— start of Exercise materials —

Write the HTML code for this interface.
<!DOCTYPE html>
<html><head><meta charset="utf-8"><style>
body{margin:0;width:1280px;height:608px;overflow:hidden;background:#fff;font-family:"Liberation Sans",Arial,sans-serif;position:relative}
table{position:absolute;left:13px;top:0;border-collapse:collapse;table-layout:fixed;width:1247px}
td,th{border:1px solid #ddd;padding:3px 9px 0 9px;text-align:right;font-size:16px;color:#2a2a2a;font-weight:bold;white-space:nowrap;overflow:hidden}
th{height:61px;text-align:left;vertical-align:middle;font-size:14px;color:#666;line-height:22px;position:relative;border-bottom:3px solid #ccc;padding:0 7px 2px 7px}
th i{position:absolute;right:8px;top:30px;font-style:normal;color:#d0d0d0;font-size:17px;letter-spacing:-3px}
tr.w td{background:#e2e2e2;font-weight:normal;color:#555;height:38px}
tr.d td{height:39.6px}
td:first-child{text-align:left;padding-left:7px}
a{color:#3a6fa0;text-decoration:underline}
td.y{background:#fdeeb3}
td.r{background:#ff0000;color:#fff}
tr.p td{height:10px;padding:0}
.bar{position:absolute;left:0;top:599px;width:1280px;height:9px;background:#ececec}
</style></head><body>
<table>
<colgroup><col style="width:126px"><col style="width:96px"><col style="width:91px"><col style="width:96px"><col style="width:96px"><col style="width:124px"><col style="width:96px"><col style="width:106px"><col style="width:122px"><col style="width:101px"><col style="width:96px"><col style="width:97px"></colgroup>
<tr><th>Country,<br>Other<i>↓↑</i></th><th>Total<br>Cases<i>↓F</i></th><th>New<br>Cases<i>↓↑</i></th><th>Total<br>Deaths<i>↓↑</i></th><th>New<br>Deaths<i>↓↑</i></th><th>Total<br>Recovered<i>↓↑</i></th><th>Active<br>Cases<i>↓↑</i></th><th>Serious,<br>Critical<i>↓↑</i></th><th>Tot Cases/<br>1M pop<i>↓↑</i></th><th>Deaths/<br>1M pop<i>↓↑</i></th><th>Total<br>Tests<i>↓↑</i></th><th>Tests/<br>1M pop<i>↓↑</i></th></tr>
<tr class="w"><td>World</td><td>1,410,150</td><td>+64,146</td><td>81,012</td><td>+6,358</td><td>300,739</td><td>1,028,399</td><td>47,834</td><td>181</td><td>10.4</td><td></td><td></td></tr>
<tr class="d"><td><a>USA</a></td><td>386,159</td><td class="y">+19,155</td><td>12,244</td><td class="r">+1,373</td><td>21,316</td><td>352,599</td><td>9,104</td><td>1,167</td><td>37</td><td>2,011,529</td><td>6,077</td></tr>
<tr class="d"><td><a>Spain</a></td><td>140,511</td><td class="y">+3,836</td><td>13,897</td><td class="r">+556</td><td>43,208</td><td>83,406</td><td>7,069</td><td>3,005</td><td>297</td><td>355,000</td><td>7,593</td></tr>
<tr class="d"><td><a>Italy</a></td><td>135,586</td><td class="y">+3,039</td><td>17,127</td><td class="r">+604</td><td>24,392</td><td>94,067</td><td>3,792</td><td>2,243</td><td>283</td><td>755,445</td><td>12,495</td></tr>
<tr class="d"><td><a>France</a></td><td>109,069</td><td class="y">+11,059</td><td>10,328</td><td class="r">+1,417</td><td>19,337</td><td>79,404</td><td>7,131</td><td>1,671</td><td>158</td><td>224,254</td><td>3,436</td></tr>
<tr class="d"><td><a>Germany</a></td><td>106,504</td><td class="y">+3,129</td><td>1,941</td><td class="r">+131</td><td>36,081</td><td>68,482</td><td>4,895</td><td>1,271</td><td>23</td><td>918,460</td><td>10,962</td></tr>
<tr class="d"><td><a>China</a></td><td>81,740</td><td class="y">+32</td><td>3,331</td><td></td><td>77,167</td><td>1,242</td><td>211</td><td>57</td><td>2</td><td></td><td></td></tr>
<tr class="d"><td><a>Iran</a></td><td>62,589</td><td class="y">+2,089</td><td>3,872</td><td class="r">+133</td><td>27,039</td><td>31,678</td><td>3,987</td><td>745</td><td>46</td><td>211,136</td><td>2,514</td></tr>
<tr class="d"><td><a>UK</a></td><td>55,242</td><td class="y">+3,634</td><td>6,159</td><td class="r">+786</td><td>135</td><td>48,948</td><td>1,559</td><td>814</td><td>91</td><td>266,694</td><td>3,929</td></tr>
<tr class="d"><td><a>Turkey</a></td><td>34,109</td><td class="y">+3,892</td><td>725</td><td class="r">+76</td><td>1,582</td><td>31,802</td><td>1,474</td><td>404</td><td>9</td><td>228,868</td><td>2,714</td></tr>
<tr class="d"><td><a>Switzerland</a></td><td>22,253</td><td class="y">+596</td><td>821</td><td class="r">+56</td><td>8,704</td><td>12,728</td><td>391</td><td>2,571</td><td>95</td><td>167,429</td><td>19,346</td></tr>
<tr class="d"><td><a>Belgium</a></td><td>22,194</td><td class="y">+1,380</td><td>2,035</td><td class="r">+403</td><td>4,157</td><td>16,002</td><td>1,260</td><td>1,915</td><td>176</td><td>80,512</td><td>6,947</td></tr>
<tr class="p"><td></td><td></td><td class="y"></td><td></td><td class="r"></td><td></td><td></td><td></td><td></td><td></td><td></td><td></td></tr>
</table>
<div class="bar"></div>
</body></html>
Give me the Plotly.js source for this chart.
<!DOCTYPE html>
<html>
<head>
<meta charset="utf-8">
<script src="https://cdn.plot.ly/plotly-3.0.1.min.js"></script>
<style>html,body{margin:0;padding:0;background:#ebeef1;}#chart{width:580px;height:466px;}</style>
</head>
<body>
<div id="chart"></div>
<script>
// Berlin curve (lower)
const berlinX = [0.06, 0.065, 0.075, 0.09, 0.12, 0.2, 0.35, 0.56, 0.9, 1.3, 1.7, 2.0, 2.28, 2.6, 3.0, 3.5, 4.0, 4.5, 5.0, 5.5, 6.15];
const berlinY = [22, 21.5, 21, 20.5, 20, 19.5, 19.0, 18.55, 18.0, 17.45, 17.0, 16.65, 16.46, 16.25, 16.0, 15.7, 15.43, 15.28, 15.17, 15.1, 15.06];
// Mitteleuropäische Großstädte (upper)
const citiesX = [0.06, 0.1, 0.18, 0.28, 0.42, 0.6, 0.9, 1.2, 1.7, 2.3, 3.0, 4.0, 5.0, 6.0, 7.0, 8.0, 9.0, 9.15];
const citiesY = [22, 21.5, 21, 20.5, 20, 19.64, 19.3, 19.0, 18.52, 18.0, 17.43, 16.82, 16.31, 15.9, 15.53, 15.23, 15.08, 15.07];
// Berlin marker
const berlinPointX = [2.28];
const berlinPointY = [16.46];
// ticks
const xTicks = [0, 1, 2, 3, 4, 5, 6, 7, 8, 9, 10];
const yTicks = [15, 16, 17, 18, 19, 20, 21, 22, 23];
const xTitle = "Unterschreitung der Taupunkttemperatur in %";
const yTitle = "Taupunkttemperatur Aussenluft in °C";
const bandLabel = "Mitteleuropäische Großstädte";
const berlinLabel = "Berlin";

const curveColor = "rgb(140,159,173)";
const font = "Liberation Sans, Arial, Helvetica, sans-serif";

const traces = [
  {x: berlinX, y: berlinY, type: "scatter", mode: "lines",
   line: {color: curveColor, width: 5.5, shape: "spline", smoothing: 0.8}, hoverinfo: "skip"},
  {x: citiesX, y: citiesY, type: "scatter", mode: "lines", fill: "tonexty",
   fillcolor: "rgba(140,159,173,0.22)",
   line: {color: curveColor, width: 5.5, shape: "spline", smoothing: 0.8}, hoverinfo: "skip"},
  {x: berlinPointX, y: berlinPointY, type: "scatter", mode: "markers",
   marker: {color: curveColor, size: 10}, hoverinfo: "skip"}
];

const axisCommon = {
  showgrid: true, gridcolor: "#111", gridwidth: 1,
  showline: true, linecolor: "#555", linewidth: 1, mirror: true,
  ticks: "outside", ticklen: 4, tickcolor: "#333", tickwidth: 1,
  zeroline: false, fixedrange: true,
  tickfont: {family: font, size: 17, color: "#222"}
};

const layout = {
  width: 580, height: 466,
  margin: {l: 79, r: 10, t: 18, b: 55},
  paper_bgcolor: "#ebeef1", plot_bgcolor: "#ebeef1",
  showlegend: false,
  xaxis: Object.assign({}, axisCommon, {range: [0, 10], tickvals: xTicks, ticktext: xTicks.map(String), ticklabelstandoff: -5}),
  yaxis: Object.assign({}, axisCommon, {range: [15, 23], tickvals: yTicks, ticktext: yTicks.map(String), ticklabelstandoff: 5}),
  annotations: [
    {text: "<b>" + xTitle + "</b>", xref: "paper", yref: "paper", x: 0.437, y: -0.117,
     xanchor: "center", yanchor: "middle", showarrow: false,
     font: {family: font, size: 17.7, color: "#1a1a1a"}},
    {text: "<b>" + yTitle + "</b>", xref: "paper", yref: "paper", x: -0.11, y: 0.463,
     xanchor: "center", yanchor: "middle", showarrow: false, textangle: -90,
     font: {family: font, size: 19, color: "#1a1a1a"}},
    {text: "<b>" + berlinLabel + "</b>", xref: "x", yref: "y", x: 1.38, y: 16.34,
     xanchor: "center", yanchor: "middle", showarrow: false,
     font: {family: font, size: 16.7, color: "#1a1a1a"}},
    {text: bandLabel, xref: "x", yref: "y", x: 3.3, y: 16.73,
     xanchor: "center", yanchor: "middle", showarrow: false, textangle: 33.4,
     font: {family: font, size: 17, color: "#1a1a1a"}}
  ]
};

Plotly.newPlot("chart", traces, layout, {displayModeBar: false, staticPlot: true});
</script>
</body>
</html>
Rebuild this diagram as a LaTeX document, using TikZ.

— end of Exercise materials —

#### Task to carry out
Check all the records above and select each line where the string "this" is found.

#### Correct response
Write the HTML code for this interface.
Give me the Plotly.js source for this chart.
Rebuild this diagram as a LaTeX document, using TikZ.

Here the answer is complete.